Drug 'can greatly reduce risk of HIV infection'
- Published
A drug used to treat HIV-positive patients may offer gay and bisexual men some protection against contracting the virus, the authors of a new study say.
Trials of the combination drug Truvada among nearly 2,500 men suggested it could reduce the chances of male-to-male HIV infection by 44%.
Those using the drug regularly could further reduce the risk of infection, it was claimed.
The study is published in the New England Journal of Medicine, external.
Pills and condoms
Truvada is the trade name of a drug manufactured by the California-based company Gilead Sciences Inc which combines two antiretroviral drugs, used to treat Aids.
But this new study looks at whether it could be used to prevent HIV infection in the first place.
Almost 2,500 gay or bisexual men were randomly selected in Peru, Ecuador, Brazil, South Africa, Thailand and the United States. Half were given the pill, half were given dummy tablets.
All the men were also given condoms and counselling on safe sex.
What the researchers found after about a year of testing was that the drug appeared to cut male-to-male HIV transmission by 44%, when the group taking the pill was compared with the placebo group.
Those who took the pill regularly were deemed to have reduced their risk of infection further, by up to 73%, and blood tests were run to confirm this relationship between pill-usage and protection levels.
The research was funded by the Bill & Melinda Gates Foundation, and the federal US body, the National Institute of Allergy and Infectious Diseases (NIAID). The pills were donated by their manufacturer.
NIAID director, Dr Anthony Fauci, conceded more work needed to be done, but called the results impressive.
"This has been done in men who have sex with men. We need to know if we get similar results in women as well as in heterosexual men, which we have reason to believe we will," he told the BBC.
"We also need to get a long term view of were there any toxicities. We didn't see anything that was significant but we need to follow that for a long period of time."
Questions and concerns
The trial does of course raise questions and concerns. Is it possible, for instance, that the results were skewed by greater condom use in the group that took the pill; and won't such findings encourage some men to dispense with condoms altogether in favour of a drug?
There is also the issue of prohibitive cost of Truvada, which retails in the US for around $36 a day, and which makes the drug unaffordable to many possible users.
Dr Fauci argues that the two groups were fully randomised and says that drugs can only play a complementary role in the war on HIV. Condoms and fewer partners, he said, remain the first line of defence.
"We're hoping that if this does become a useable tool in prevention, then the associated counselling will complement the effect of the drug and stop people becoming cavalier about it and say 'now I have a pill I don't have to worry'.
"That's exactly the opposite of what we want to happen.
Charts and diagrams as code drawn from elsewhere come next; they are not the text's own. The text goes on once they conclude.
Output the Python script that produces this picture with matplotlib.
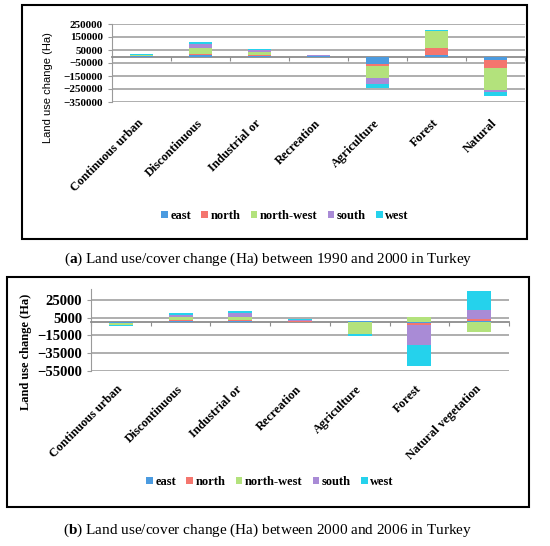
import numpy as np
import matplotlib.pyplot as plt
from matplotlib.patches import Rectangle

plt.rcParams['font.family'] = 'Liberation Serif'
plt.rcParams['mathtext.fontset'] = 'custom'
plt.rcParams['mathtext.rm'] = 'Liberation Serif'
plt.rcParams['mathtext.bf'] = 'Liberation Serif:bold'

W, H = 550, 546

regions = ['east', 'north', 'north-west', 'south', 'west']
colors = ['#4b9be0', '#f4766e', '#b3e27c', '#a98bd6', '#25d2ec']

# (a) 1990-2000
cats_a = ['Continuous urban', 'Discontinuous', 'Industrial or', 'Recreation',
          'Agriculture', 'Forest', 'Natural']
east_a = [3000, 12000, 5000, 2000, -54000, 13000, -26000]
north_a = [2000, 10000, 5000, 1000, -18000, 52000, -60000]
nw_a = [5000, 42000, 26000, 4000, -90000, 129000, -168000]
south_a = [3000, 31000, 15000, 2000, -52000, 3000, -18000]
west_a = [5000, 18000, 8000, 3000, -31000, 10000, -28000]
yticks_a = [-350000, -250000, -150000, -50000, 50000, 150000, 250000]

# (b) 2000-2006
cats_b = ['Continuous urban', 'Discontinuous', 'Industrial or', 'Recreation',
          'Agriculture', 'Forest', 'Natural vegetation']
east_b = [-800, 1000, 800, 500, 1500, -700, 1500]
north_b = [-500, 1500, 2000, 300, 0, -3000, 2000]
nw_b = [-1500, 3000, 3500, 700, -13000, 5500, -11000]
south_b = [-500, 2600, 3500, 500, -1000, -22000, 10500]
west_b = [-700, 1900, 2500, 1000, -1500, -24000, 21500]
yticks_b = [-55000, -35000, -15000, 5000, 25000]

caption_a = r'($\mathbf{a}$) Land use/cover change (Ha) between 1990 and 2000 in Turkey'
caption_b = r'($\mathbf{b}$) Land use/cover change (Ha) between 2000 and 2006 in Turkey'


def px_axes(fig, left, right, top, bottom):
    return fig.add_axes([left / W, 1 - bottom / H, (right - left) / W, (bottom - top) / H])


def stacked(ax, series):
    x = np.arange(len(series[0]))
    pos = np.zeros(len(x))
    neg = np.zeros(len(x))
    for vals, c, lab in zip(series, colors, regions):
        v = np.array(vals, dtype=float)
        bottom = np.where(v >= 0, pos, neg)
        ax.bar(x, v, 0.4, bottom=bottom, color=c, label=lab, zorder=3)
        pos += np.clip(v, 0, None)
        neg += np.clip(v, None, 0)


def style(ax, cats, ylim, yticks, tick_fs, cat_fs, pad):
    ax.set_xlim(-0.5, len(cats) - 0.5)
    ax.set_ylim(*ylim)
    ax.set_yticks(yticks)
    ax.yaxis.grid(True, color='#a8a8a8', lw=1.3)
    ax.set_axisbelow(True)
    for s in ['top', 'right']:
        ax.spines[s].set_visible(False)
    ax.spines['left'].set_color('#9a9a9a')
    ax.spines['bottom'].set_position(('data', 0))
    ax.spines['bottom'].set_color('#8c8c8c')
    ax.spines['bottom'].set_linewidth(1.3)
    ax.set_xticks(np.arange(-0.5, len(cats), 1))
    ax.tick_params(axis='x', length=3, color='#8c8c8c', labelbottom=False)
    ax.tick_params(axis='y', length=3, color='#9a9a9a', labelsize=tick_fs)
    for t in ax.get_yticklabels():
        t.set_fontweight('bold')
    sec = ax.secondary_xaxis('bottom')
    sec.set_xticks(np.arange(len(cats)), labels=cats, rotation=45, ha='right',
                   va='center', rotation_mode='anchor', fontweight='bold', fontsize=cat_fs)
    sec.spines['bottom'].set_visible(False)
    sec.tick_params(length=0, pad=pad)


def add_legend(ax, cx, cy):
    ax.legend(loc='center', bbox_to_anchor=(cx / W, 1 - cy / H), bbox_transform=fig.transFigure,
              ncol=5, frameon=False, handlelength=0.55, handleheight=0.55, handletextpad=0.2,
              columnspacing=0.8, prop={'weight': 'bold', 'size': 9})


fig = plt.figure(figsize=(W / 100, H / 100), dpi=100)

# panel a
ax1 = px_axes(fig, 112, 525, 24, 102)
stacked(ax1, [east_a, north_a, nw_a, south_a, west_a])
style(ax1, cats_a, (-350000, 250000), yticks_a, 8, 9, 14)
ax1.set_ylabel('Land use change (Ha)', fontfamily='Liberation Sans', fontsize=8)
ax1.yaxis.set_label_coords(-0.143, 0.19)
add_legend(ax1, 285, 216)

# panel b
ax2 = px_axes(fig, 91, 509, 289.4, 370.7)
stacked(ax2, [east_b, north_b, nw_b, south_b, west_b])
style(ax2, cats_b, (-55000, 37000), yticks_b, 10.5, 9, 12)
ax2.set_ylabel('Land use change (Ha)', fontweight='bold', fontsize=9)
ax2.yaxis.set_label_coords(-0.14, 0.23)
add_legend(ax2, 270, 482)

# frames and captions
fig.add_artist(Rectangle((22 / W, 1 - 239 / H), 505 / W, 234 / H, transform=fig.transFigure,
                         fill=False, ec='black', lw=1.5))
fig.add_artist(Rectangle((7 / W, 1 - 507 / H), 522 / W, 230 / H, transform=fig.transFigure,
                         fill=False, ec='black', lw=1.5))
fig.text(268 / W, 1 - 259 / H, caption_a, ha='center', va='center', fontsize=11)
fig.text(268 / W, 1 - 530 / H, caption_b, ha='center', va='center', fontsize=11)

fig.savefig('out.png', dpi=100)
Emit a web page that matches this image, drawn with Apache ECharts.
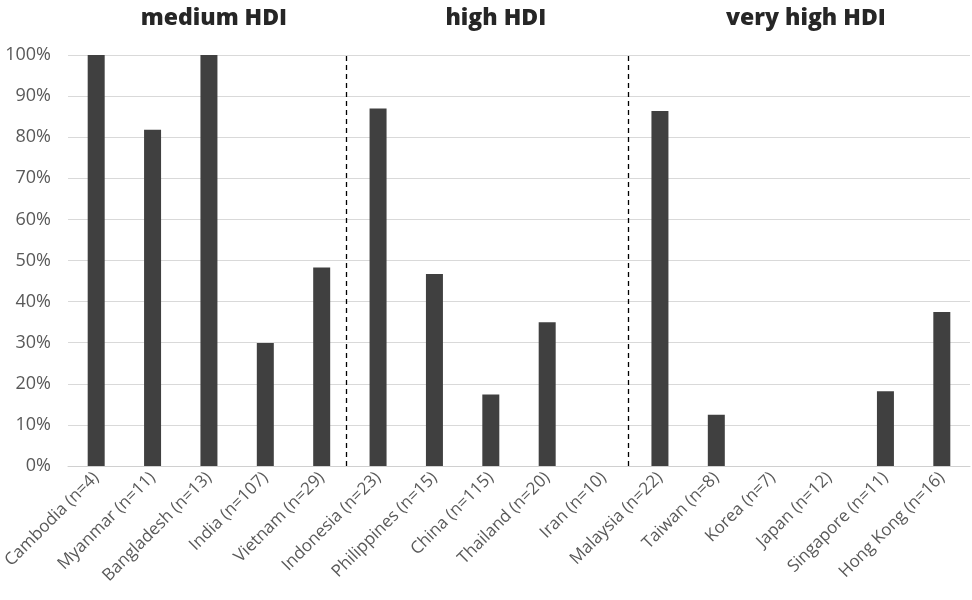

We want to add something rather than have it replace something."
Sir Nick Partridge, chief executive of the Terrence Higgins Trust, called the trial results "potentially significant".
"It's vital that we expand the ways we can prevent HIV transmission, particularly amongst those most at risk," he said in a statement. "This trial proves that HIV treatment will have an impact on prevention, but that it's not ready for widespread use yet.
"Three major hurdles are still going to be its cost, the risks of drug-resistant strains of HIV developing and taking a drug treatment every day."